Data excerpt:
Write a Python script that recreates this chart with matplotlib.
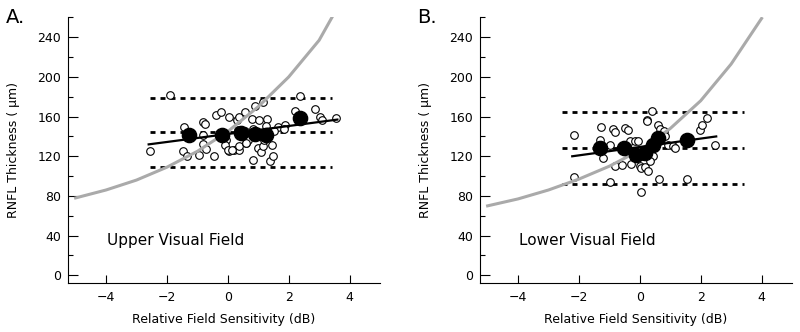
import numpy as np
import matplotlib.pyplot as plt
from matplotlib.ticker import MultipleLocator

plt.rcParams['font.family'] = ['DejaVu Sans']

# ---- Panel A: upper visual field ----
upper_x = [-2.55, -1.91, -1.44, -1.48, -1.33, -0.93, -0.80, -0.74, -0.83, -0.71, -0.80, -0.44,
           -0.40, -0.21, 0.05, 0.30, 0.38, 0.58, 0.89, 1.15, 0.79, 1.04, 1.28, 0.03, 0.19, 0.38,
           0.38, 0.61, 0.98, 1.09, 0.82, 1.39, 1.50, 1.45, 1.26, 1.64, 1.88, 1.83, 2.22,
           2.38, 2.87, 3.03, 3.11, 3.57, -0.05, -0.10, 0.66, 1.15, 0.82, 0.33, 0.55, 1.26,
           1.20, 0.00, 0.14, 1.53, 0.60]
upper_y = [125, 182, 150, 125, 120, 121, 155, 153, 132, 127, 141, 120,
           162, 165, 160, 157, 160, 165, 171, 175, 158, 157, 158, 125, 126, 126,
           130, 133, 128, 124, 116, 115, 120, 131, 151, 150, 152, 148, 166,
           181, 168, 160, 157, 159, 136, 131, 136, 130, 148, 147, 145, 143,
           136, 126, 126, 145, 133]
upper_mean_x = [-1.26, -0.20, 0.42, 0.90, 1.26, 2.38]
upper_mean_y = [141, 141, 143, 142, 141, 159]
upper_fit_x = [-2.6, 3.6]
upper_fit_y = [132, 157]
upper_limits = [179, 144, 109]
upper_curve_x = [-5, -4, -3, -2, -1, 0, 1, 2, 3, 3.42]
upper_curve_y = [78, 86, 96, 109, 125, 145, 170, 200, 237, 260]

# ---- Panel B: lower visual field ----
lower_x = [-2.16, -2.16, -1.26, -1.31, -1.20, -0.98, -0.98, -0.87, -0.82, -0.80, -0.60, -0.49,
           -0.38, -0.30, -0.33, -0.16, -0.06, 0.03, 0.00, 0.05, 0.18, 0.27, 0.41, 0.22, 0.25,
           0.60, 0.66, 0.80, 0.84, 0.44, 0.33, 0.62, 0.93, 1.09, 1.15, 0.11, 1.54, 1.99,
           2.04, 2.22, 2.48, 0.38]
lower_y = [141, 99, 150, 136, 118, 131, 94, 148, 144, 110, 111, 149,
           146, 112, 135, 135, 135, 84, 110, 108, 109, 105, 166, 157, 156,
           152, 148, 145, 140, 120, 115, 97, 131, 130, 128, 120, 97, 147,
           152, 159, 131, 133]
lower_mean_x = [-1.31, -0.52, -0.11, 0.18, 0.44, 0.60, 1.56]
lower_mean_y = [128, 128, 121, 123, 131, 138, 136]
lower_fit_x = [-2.22, 2.51]
lower_fit_y = [120, 140]
lower_limits = [165, 128, 92]
lower_curve_x = [-5, -4, -3, -2, -1, 0, 1, 2, 3, 4]
lower_curve_y = [70, 77, 86, 97, 110, 126, 148, 176, 213, 259]

limit_x = [-2.57, 3.42]

panels = [
    ('A.', 'Upper Visual Field', upper_x, upper_y, upper_mean_x, upper_mean_y,
     upper_fit_x, upper_fit_y, upper_limits, upper_curve_x, upper_curve_y),
    ('B.', 'Lower Visual Field', lower_x, lower_y, lower_mean_x, lower_mean_y,
     lower_fit_x, lower_fit_y, lower_limits, lower_curve_x, lower_curve_y),
]

fig = plt.figure(figsize=(8, 3.32), dpi=100)
lefts = [0.085, 0.6]

for left, (tag, name, ox, oy, mx, my, fx, fy, lims, cx, cy) in zip(lefts, panels):
    ax = fig.add_axes([left, 0.1476, 0.39, 0.801])

    # dashed mean / limit lines
    for lv in lims:
        ax.plot(limit_x, [lv, lv], color='black', lw=2.0, linestyle=(0, (1.8, 1.8)), zorder=2)

    ax.scatter(ox, oy, s=30, facecolors='white', edgecolors='black', linewidths=0.8, zorder=3)
    ax.plot(cx, cy, color='#aaaaaa', lw=2.2, zorder=4)
    ax.plot(fx, fy, color='black', lw=1.6, zorder=5)
    ax.scatter(mx, my, s=105, color='black', zorder=6)

    ax.text(-3.97, 35, name, fontsize=11, va='center', ha='left')

    ax.set_xlim(-5.25, 5)
    ax.set_ylim(-7.8, 260.4)
    ax.set_xticks([-4, -2, 0, 2, 4])
    ax.yaxis.set_major_locator(MultipleLocator(40))
    ax.yaxis.set_minor_locator(MultipleLocator(20))
    ax.tick_params(axis='x', direction='in', length=6, width=0.8, pad=6, labelsize=9)
    ax.tick_params(axis='y', which='major', direction='in', length=7, width=0.8, pad=5, labelsize=9)
    ax.tick_params(axis='y', which='minor', direction='in', length=3.5, width=0.8)
    for sp in ['top', 'right']:
        ax.spines[sp].set_visible(False)
    for sp in ['left', 'bottom']:
        ax.spines[sp].set_linewidth(0.8)

    ax.set_xlabel('Relative Field Sensitivity (dB)', fontsize=9)
    ax.set_ylabel('RNFL Thickness ( μm)', fontsize=9)
    ax.xaxis.set_label_coords(0.5, -0.112)
    ax.yaxis.set_label_coords(-0.155, 0.5)

    ax.text(-0.2, 1.0, tag, transform=ax.transAxes, fontsize=14, ha='left', va='center')

fig.savefig('out.png', dpi=100)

Problem description: Transcribe exactly, with no pictures, the lines running from the first line of the material through the line holding "plt.rcParams['font.family'] = ['DejaVu Sans']".

Finished answer:
Write a Python script that recreates this chart with matplotlib.
import numpy as np
import matplotlib.pyplot as plt
from matplotlib.ticker import MultipleLocator

plt.rcParams['font.family'] = ['DejaVu Sans']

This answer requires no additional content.